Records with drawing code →
# # #
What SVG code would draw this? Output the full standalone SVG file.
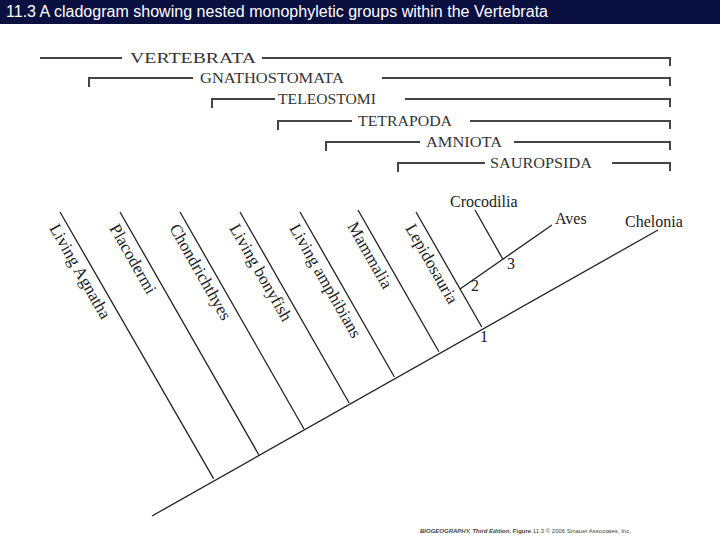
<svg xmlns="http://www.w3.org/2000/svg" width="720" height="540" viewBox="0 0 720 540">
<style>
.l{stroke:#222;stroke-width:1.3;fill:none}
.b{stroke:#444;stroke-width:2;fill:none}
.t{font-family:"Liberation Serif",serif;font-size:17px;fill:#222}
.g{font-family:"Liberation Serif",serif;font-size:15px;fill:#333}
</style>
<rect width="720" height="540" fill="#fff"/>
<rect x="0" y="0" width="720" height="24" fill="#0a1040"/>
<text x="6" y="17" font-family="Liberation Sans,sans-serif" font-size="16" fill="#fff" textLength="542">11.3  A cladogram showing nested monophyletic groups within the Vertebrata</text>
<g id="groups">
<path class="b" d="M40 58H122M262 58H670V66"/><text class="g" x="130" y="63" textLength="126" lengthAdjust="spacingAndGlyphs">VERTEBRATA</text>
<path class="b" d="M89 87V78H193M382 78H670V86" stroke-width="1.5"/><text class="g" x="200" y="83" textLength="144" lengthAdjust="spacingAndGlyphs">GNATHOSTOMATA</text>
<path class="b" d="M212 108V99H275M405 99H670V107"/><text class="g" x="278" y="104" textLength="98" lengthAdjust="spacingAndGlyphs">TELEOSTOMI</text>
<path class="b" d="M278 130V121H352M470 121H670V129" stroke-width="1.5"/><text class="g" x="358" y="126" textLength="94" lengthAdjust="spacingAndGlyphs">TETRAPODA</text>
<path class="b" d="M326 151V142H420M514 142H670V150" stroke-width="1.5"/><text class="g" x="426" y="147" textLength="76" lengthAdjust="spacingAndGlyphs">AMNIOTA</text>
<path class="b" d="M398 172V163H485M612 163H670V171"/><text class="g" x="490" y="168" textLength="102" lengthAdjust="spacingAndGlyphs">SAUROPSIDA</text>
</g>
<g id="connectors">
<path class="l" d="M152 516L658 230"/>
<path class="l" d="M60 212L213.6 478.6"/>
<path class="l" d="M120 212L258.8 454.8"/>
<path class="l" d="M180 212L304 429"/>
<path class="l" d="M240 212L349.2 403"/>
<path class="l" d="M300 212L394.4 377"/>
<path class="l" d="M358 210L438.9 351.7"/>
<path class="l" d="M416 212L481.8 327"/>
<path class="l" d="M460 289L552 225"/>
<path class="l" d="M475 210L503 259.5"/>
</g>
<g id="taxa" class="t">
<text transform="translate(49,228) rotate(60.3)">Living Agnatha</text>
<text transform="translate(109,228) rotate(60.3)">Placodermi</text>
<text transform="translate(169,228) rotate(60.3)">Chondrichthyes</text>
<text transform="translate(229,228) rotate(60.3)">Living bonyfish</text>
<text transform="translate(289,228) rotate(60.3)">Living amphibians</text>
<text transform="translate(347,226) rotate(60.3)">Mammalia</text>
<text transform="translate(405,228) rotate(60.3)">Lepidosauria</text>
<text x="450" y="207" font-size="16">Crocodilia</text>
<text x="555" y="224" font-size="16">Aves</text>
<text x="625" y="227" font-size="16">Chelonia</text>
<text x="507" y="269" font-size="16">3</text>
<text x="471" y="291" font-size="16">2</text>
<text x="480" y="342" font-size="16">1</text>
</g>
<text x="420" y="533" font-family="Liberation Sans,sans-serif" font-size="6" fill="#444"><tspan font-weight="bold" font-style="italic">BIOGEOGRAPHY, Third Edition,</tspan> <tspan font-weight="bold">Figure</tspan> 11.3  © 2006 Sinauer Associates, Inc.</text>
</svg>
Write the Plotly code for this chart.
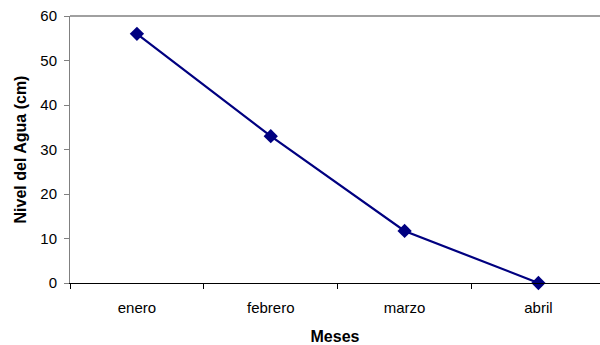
# # #
Task details → Check each line above for "this" and return the ones that have it.

Expected output →
What SVG code would draw this? Output the full standalone SVG file.
Write the Plotly code for this chart.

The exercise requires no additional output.